Highway 219 is a secondary highway in the Canadian province of Saskatchewan, running from the Gardiner Dam development and the north end of Lake Diefenbaker north to Saskatoon.

Route description
Highway 219 starts at Highway 44 near Cutbank and travels north, passing through the hamlet of Glenside, intersecting Highway 15 east of the town of Outlook, before passing through Whitecap Dakota First Nation. North of the First Nation, the highway passes through bedroom communities of Grasswood and Furdale before entering Saskatoon as Lorne Avenue. It intersects Circle Drive before ending at Idylwyld Drive.  

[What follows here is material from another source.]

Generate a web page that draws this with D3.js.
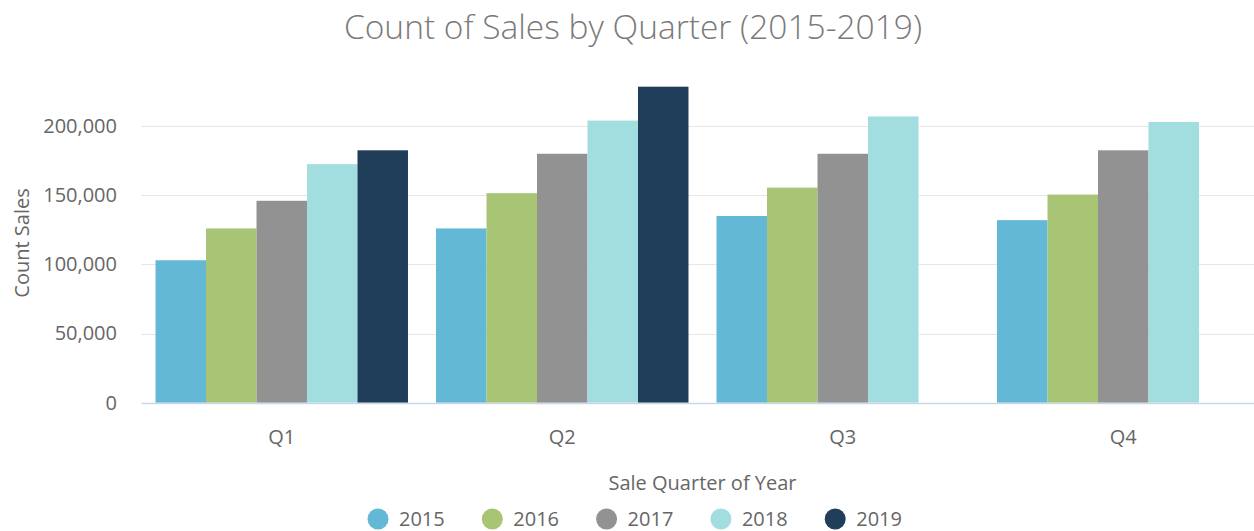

The province and First Nations groups are looking at upgrading the highway, which is reportedly in need of major repairs, in the near future  to improve access to the Dakota Dunes Casino located approximately  south of Saskatoon that opened in 2007.

Lorne Avenue
Lorne Avenue is a road serving the city of Saskatoon, Saskatchewan, and functions as the division between the East and West addresses on the east side of the South Saskatchewan River. It begins as a continuation of Highway 219 to its intersections of Circle Drive and Idylwyld Drive. North of Adelaide Street, a roadway that connects with northbound Idylwyld Drive, Lorne Avenue downgrades to a collector road, where heavy trucks are prohibited, through the residential neighbourhood of Buena Vista (with some small retail development). North of the intersection of 8th Street, Lorne Avenue rejoins Idylwyld Drive south of the Senator Sid Buckwold Bridge. 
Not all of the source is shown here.